◆ **Do this**
Your task is to print exactly the lines from the line that contains "Convert this chart" through the line that contains "Rate for first", with pictures left out.

◆ **Data listing**
§

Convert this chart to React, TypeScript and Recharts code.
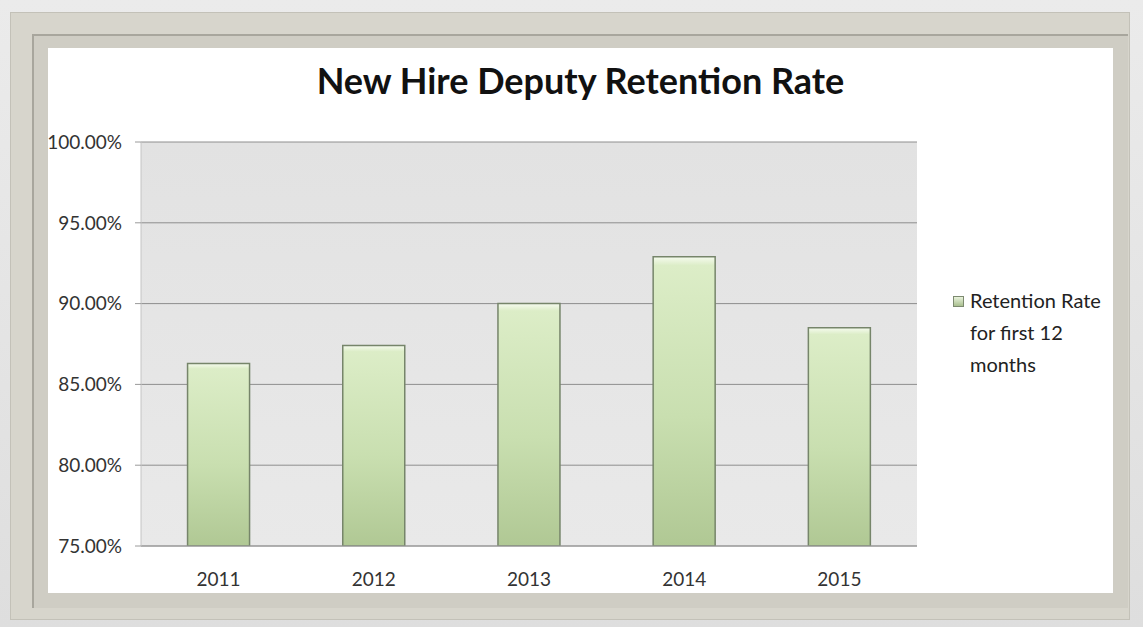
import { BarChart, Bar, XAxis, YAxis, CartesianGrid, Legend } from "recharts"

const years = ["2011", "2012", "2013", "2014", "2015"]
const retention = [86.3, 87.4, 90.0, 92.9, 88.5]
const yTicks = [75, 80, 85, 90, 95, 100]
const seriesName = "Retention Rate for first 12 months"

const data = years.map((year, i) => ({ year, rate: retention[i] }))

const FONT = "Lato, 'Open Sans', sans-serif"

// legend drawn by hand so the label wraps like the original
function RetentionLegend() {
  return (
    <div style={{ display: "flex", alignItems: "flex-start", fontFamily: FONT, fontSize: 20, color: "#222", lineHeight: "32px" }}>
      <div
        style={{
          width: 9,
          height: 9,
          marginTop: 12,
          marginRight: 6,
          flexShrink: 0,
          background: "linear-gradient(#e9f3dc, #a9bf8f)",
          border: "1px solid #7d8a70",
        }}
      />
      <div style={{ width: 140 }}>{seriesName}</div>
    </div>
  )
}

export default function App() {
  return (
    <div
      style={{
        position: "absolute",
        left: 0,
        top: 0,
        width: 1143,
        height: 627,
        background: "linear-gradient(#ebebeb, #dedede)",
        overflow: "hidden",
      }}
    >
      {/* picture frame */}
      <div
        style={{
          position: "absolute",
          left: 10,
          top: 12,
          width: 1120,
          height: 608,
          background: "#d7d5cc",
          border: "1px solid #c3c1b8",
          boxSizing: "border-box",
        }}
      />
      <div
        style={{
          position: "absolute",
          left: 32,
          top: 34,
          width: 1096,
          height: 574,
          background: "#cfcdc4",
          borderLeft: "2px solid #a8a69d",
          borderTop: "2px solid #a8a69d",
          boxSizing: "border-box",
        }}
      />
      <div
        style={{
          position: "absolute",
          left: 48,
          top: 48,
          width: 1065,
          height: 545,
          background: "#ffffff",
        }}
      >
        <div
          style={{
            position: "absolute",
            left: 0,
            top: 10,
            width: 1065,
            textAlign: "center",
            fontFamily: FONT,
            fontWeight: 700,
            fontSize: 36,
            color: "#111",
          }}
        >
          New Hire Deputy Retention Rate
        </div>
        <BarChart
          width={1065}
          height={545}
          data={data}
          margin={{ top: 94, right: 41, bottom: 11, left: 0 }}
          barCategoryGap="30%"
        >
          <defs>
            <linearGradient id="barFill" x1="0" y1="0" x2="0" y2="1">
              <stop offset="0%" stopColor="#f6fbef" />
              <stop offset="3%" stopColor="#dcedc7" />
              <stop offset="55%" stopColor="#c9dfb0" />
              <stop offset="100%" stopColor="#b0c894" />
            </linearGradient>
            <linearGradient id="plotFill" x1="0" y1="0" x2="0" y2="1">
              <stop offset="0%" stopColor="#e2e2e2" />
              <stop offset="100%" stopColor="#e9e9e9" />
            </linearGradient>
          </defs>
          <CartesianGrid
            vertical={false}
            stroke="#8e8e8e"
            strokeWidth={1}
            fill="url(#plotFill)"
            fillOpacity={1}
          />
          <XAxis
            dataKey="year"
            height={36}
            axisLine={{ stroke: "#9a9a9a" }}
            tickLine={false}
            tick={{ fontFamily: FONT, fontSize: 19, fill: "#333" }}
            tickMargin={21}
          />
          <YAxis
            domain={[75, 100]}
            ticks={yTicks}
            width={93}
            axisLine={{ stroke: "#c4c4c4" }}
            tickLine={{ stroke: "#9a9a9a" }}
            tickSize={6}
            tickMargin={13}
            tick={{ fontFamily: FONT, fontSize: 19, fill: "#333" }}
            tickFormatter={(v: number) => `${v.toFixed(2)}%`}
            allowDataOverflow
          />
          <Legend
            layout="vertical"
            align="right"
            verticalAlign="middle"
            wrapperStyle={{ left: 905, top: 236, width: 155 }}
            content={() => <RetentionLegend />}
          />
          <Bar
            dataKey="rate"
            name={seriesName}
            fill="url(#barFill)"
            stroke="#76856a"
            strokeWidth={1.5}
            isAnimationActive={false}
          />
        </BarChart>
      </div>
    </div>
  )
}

§

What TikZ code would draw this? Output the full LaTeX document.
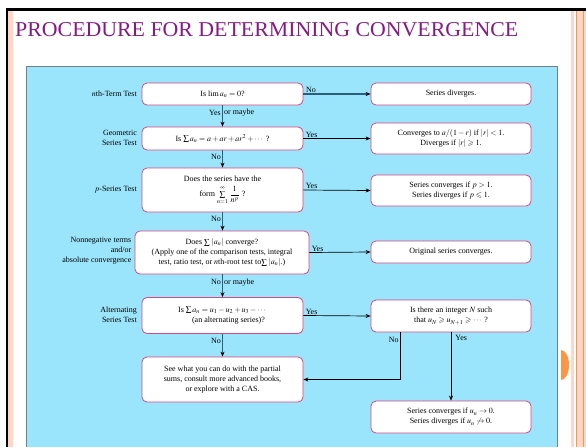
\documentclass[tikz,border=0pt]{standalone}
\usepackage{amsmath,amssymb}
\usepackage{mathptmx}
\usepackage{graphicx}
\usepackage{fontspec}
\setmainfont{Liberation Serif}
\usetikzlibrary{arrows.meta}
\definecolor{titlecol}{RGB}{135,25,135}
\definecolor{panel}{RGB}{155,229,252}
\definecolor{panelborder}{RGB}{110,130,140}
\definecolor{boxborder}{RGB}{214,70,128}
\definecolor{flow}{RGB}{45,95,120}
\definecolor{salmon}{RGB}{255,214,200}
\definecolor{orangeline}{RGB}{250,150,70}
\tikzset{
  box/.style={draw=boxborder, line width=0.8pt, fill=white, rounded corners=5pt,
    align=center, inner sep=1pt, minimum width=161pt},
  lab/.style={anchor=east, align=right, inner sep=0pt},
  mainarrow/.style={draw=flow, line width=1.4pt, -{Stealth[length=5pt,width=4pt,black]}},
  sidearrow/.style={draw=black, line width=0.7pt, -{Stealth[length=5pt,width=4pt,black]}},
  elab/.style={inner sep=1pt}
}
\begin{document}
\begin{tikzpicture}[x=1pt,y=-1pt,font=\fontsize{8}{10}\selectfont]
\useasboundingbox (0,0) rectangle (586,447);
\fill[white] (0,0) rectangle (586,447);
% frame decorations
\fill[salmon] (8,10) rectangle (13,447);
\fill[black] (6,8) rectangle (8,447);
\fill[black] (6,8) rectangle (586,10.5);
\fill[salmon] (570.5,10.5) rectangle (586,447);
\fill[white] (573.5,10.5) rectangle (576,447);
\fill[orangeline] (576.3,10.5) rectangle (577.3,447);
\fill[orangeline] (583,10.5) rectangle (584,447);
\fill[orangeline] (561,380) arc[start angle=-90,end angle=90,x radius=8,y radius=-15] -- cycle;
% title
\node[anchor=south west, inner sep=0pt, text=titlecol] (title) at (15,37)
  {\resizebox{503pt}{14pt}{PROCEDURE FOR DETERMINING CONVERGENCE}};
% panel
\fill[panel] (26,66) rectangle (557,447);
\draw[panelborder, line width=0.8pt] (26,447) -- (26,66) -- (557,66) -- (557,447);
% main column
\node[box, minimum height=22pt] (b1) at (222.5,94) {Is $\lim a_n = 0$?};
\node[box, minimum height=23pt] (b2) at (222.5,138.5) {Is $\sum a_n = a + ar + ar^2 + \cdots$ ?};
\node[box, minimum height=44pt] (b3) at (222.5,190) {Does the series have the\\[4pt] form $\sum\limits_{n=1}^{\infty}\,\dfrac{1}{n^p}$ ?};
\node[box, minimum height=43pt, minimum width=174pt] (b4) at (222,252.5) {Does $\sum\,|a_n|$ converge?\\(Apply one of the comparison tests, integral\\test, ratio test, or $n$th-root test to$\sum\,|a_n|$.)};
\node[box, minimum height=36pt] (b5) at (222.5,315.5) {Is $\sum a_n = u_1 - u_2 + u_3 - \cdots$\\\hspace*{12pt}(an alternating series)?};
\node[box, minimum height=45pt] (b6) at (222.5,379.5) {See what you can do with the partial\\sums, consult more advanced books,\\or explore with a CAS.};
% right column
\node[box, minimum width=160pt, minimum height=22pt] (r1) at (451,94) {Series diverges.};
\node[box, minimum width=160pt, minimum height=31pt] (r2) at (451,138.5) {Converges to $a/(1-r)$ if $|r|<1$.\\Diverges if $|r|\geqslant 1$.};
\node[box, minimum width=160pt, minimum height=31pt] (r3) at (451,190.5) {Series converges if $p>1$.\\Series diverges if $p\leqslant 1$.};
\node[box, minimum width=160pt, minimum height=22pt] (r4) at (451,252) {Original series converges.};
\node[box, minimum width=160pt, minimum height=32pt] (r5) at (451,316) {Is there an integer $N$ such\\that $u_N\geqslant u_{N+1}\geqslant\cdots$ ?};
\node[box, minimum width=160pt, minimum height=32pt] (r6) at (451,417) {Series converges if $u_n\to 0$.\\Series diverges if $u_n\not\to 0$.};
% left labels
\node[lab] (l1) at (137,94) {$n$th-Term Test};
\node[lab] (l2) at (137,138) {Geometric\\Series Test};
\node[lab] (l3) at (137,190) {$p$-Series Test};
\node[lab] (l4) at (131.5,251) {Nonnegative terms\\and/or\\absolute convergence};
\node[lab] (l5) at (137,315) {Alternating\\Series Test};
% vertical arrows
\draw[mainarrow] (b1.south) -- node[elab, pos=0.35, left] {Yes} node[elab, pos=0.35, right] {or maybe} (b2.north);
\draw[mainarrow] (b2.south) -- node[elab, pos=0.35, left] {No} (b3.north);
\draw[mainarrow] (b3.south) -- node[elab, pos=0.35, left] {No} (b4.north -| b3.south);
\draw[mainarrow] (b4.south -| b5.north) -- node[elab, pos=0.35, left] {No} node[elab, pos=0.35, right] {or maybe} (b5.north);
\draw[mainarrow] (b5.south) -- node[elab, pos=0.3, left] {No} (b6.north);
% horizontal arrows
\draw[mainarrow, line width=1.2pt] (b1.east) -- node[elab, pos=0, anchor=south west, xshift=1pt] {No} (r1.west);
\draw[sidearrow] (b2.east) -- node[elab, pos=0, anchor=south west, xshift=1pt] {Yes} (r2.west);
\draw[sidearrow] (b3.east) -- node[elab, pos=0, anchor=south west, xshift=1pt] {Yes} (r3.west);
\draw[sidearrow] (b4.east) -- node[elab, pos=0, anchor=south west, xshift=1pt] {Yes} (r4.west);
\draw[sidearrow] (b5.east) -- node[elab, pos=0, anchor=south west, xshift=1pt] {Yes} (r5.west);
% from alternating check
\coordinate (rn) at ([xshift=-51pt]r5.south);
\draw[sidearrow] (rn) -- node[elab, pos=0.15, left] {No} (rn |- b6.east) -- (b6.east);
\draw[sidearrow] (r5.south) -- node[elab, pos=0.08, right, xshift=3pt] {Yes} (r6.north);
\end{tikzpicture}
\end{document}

§

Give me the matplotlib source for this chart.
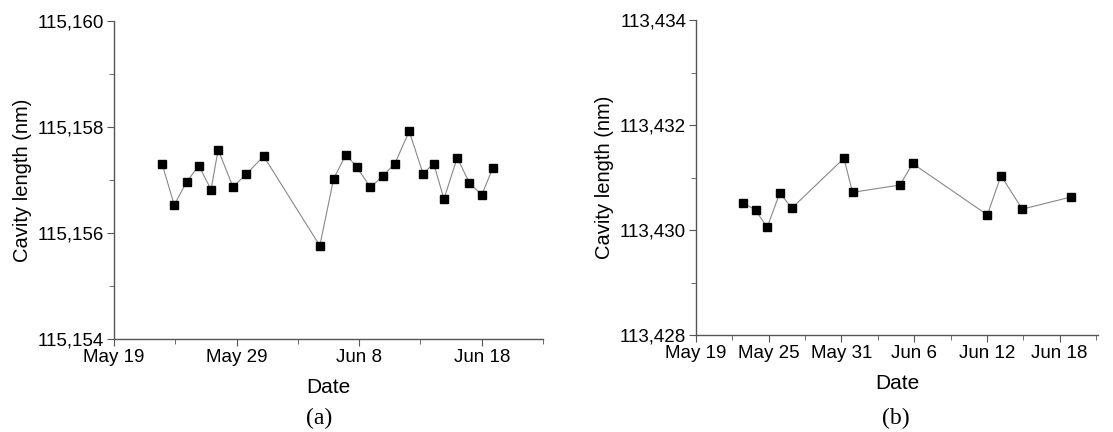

§

◆ **Result below**
Convert this chart to React, TypeScript and Recharts code.
import { BarChart, Bar, XAxis, YAxis, CartesianGrid, Legend } from "recharts"

const years = ["2011", "2012", "2013", "2014", "2015"]
const retention = [86.3, 87.4, 90.0, 92.9, 88.5]
const yTicks = [75, 80, 85, 90, 95, 100]
const seriesName = "Retention Rate for first 12 months"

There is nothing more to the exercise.